February 14, 2018
“I feel far away from you. Are you going to buy a dress? Need some help? I love you.”
This was two days after Mom died. We came to Jacksonville to make preparations. I was with my brothers and Chuck was with his. I did buy a dress – a little black dress. He came along and helped me decide. I often called on him to help me decide; usually it was which shoes to wear. I’d put on one of each, stand on one leg and then the other while he pondered and gave his verdict. He was a pretty good judge of shoes.
So many words from the posts I wrote after Mom died I could write again now…

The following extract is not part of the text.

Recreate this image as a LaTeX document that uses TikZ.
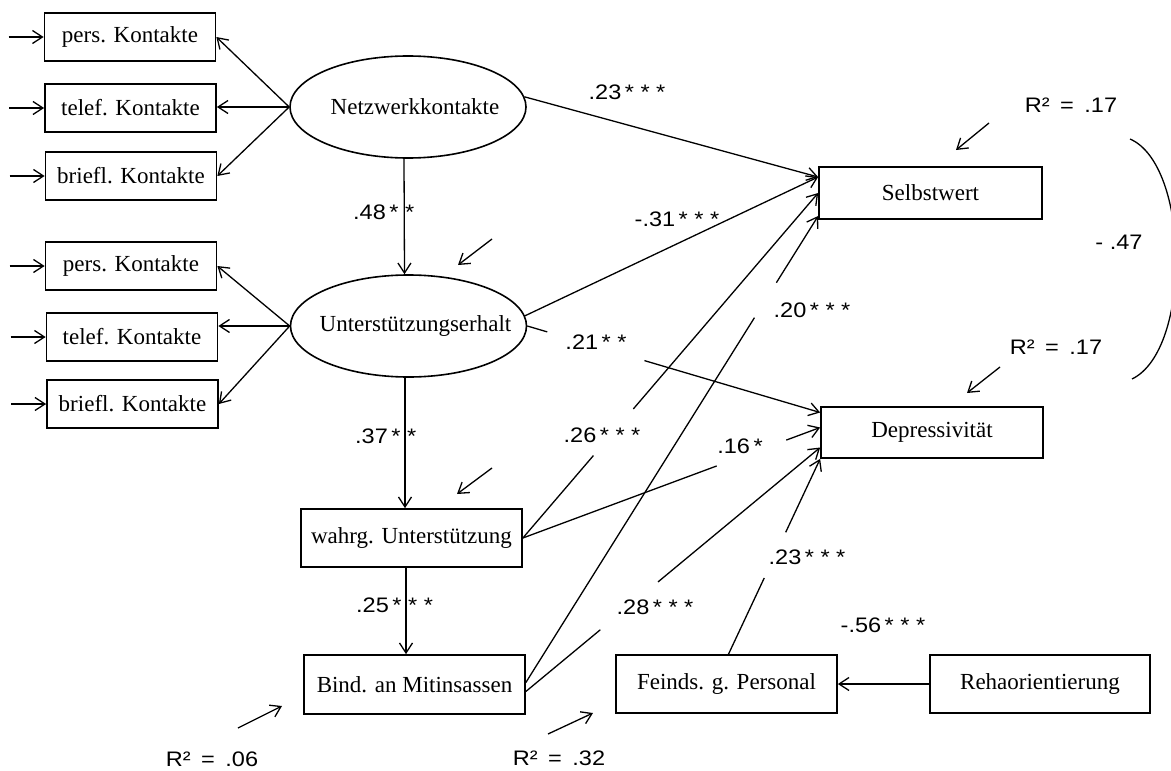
\documentclass[tikz,border=0pt]{standalone}
\usepackage{fontspec}
\setmainfont{Liberation Serif}
\newfontfamily\labfont[FakeStretch=1.12]{Liberation Sans}
\usetikzlibrary{arrows.meta,shapes.geometric,calc}

\begin{document}
\begin{tikzpicture}[x=1pt,y=-1pt,
  link/.style={line width=1.3pt},
  arr/.style={line width=1.3pt,-{Straight Barb[length=10pt,width=13pt]}},
  box/.style={draw,line width=1.7pt,inner sep=0pt,font=\fontsize{23}{27}\selectfont},
  ind/.style={box,minimum width=171pt,minimum height=48pt},
  var/.style={box,minimum width=221pt,minimum height=58pt},
  latent/.style={draw,ellipse,line width=1.6pt,minimum width=236pt,minimum height=102pt,inner sep=0pt,
    label={[font=\fontsize{23}{27}\selectfont,xshift=7pt]center:#1}},
  coef/.style={font=\labfont\fontsize{21}{24}\selectfont,inner sep=0pt}]

\useasboundingbox (0,0) rectangle (1171,771);

% indicator boxes
\node[ind] (p1) at (130,37)    {pers. Kontakte};
\node[ind] (t1) at (130.5,108) {telef. Kontakte};
\node[ind] (b1) at (131,176)   {briefl. Kontakte};
\node[ind] (p2) at (131,266)   {pers. Kontakte};
\node[ind] (t2) at (132,337)   {telef. Kontakte};
\node[ind] (b2) at (132.5,404) {briefl. Kontakte};

% latent variables
\node[latent=Netzwerkkontakte]     (N) at (408,107)   {};
\node[latent=Unterstützungserhalt] (U) at (408.5,326) {};

% manifest variables
\node[var] (W) at (411.5,538) {wahrg. Unterstützung};
\node[var,minimum height=59pt] (B) at (414.5,684.5) {Bind. an Mitinsassen};
\node[var] (F) at (726.5,684) {Feinds. g. Personal};
\node[var,minimum width=220pt] (R) at (1040,684) {Rehaorientierung};
\node[var,minimum width=223pt,minimum height=52pt] (S) at (930.5,193) {Selbstwert};
\node[var,minimum width=222pt,minimum height=51pt] (D) at (932,432.5) {Depressivität};

% measurement errors of the indicators
\foreach \n in {p1,t1,b1,p2,t2,b2}
  \draw[arr] ([xshift=-35pt]\n.west) -- (\n.west);

% loadings
\draw[arr] (N.west) -- (p1.east);
\draw[arr] (N.west) -- (N.west -| t1.east);
\draw[arr] (N.west) -- (b1.east);
\draw[arr] (U.west) -- (p2.east);
\draw[arr] (U.west) -- (U.west -| t2.east);
\draw[arr] (U.west) -- (b2.east);

% vertical chain
\draw[arr] ([xshift=-4pt]N.south) -- ([xshift=-4pt]U.north);
\coordinate (v1) at ($(U.south)+(-3.5,0)$);
\draw[arr] (v1) -- (v1 |- W.north);
\coordinate (v2) at ($(W.south)+(-5.5,0)$);
\draw[arr] (v2) -- (v2 |- B.north);

% paths to Selbstwert
\draw[arr] (N.5) -- ([yshift=16pt]S.west);
\draw[arr] (U.5) -- ([yshift=16pt]S.west);
\path (W.east) -- (S.west) coordinate[pos=.239] (ws1) coordinate[pos=.374] (ws2);
\draw[link] (W.east) -- (ws1);
\draw[arr] (ws2) -- (S.west);
\path ([yshift=2pt]B.east) -- ([yshift=-23pt]S.west) coordinate[pos=.782] (bs1) coordinate[pos=.857] (bs2);
\draw[link] ([yshift=2pt]B.east) -- (bs1);
\draw[arr] (bs2) -- ([yshift=-23pt]S.west);

% paths to Depressivität
\path (U.east) -- ([yshift=20pt]D.west) coordinate[pos=.068] (ud1) coordinate[pos=.40] (ud2);
\draw[link] (U.east) -- (ud1);
\draw[arr] (ud2) -- ([yshift=20pt]D.west);
\path (W.east) -- ([yshift=5pt]D.west) coordinate[pos=.652] (wd1) coordinate[pos=.886] (wd2);
\draw[link] (W.east) -- (wd1);
\draw[arr] (wd2) -- ([yshift=5pt]D.west);
\path ([yshift=-7pt]B.east) -- ([yshift=-15pt]D.west) coordinate[pos=.253] (bd1) coordinate[pos=.449] (bd2);
\draw[link] ([yshift=-7pt]B.east) -- (bd1);
\draw[arr] (bd2) -- ([yshift=-15pt]D.west);
\path ([xshift=2pt]F.north) -- (D.south west) coordinate[pos=.39] (fd1) coordinate[pos=.624] (fd2);
\draw[link] ([xshift=2pt]F.north) -- (fd1);
\draw[arr] (fd2) -- (D.south west);

% Rehaorientierung to Feindseligkeit
\draw[arr] (R.west) -- (F.east);

% residual arrows
\coordinate (eU1) at (492,239);  \coordinate (eU2) at (458,265);
\coordinate (eW1) at (492,468);  \coordinate (eW2) at (457,494);
\coordinate (eB1) at (238,728);  \coordinate (eB2) at (282,706);
\coordinate (eF1) at (548,734);  \coordinate (eF2) at (593,713);
\coordinate (eS1) at (989,123);  \coordinate (eS2) at (956,150);
\coordinate (eD1) at (1000,367); \coordinate (eD2) at (967,393);
\foreach \e in {U,W,B,F,S,D}
  \draw[arr] (e\e1) -- (e\e2);

% residual correlation
\coordinate (c1) at (1130,139);
\coordinate (c2) at (1132,379);
\draw[link] (c1) .. controls (1190,165) and (1192,350) .. (c2);

% coefficients
\node[coef,anchor=west] (k48) at (353,212) {.48\,* *};
\node[coef,anchor=west] (k37) at (355,436) {.37\,* *};
\node[coef,anchor=west] (k25) at (356,605) {.25\,* * *};
\node[coef] (k23a) at (627,92)  {.23\,* * *};
\node[coef] (k31)  at (677,219) {-.31\,* * *};
\node[coef] (k21)  at (596,342) {.21\,* *};
\node[coef] (k20)  at (812,310) {.20\,* * *};
\node[coef] (k26)  at (602,435) {.26\,* * *};
\node[coef] (k16)  at (740,446) {.16\,*};
\node[coef] (k28)  at (655,607) {.28\,* * *};
\node[coef] (k23b) at (807,557) {.23\,* * *};
\node[coef] (k56)  at (883,625) {-.56\,* * *};
\node[coef] (k47)  at (1119,242) {- .47};

% explained variance
\node[coef] (rS) at (1071,105) {R²\enspace=\enspace.17};
\node[coef] (rD) at (1056,347) {R²\enspace=\enspace.17};
\node[coef] (rB) at (212,759)  {R²\enspace=\enspace.06};
\node[coef] (rF) at (559,758)  {R²\enspace=\enspace.32};

\end{tikzpicture}
\end{document}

So I live out my days without them (him). I take Ruby now on my adventures and listen to lots of music with my husband. (alone). https://angie5804.wordpress.com/2019/07/22/thoughts-inspired-by-my-grandmother-asked-me-to-tell-you-shes-sorry/
“After she (he) died, things seemed to go out of focus for awhile, and I felt strange to myself.”-from Hannah Coulter by Wendell Berry https://angie5804.wordpress.com/2019/10/15/avetts-in-october-9-strange-to-myself/
“Now all my thoughts about them (him) start with knowing they are (he is) gone.” from Hannah Coulter by Wendell Berry https://angie5804.wordpress.com/2019/10/16/avetts-in-october-10-i-have-some-better-words-now/
Last year was hard. This year seems harder. https://angie5804.wordpress.com/2019/12/18/magic-or-meaning/
Death holds many life lessons. I am learning still from Mom, though she’s been gone almost two years. She kept the important stuff: photos, letters, family documents and genealogy papers. She let go of replaceable stuff. https://angie5804.wordpress.com/2020/02/04/life-lessons/
Today is our 41st anniversary. I can’t help but think of my parents who had 41 years of marriage. Less than two months later Dad was gone. I didn’t realize then just how young he was, just 63. https://angie5804.wordpress.com/tag/mom/
I feel far away from you… I love you.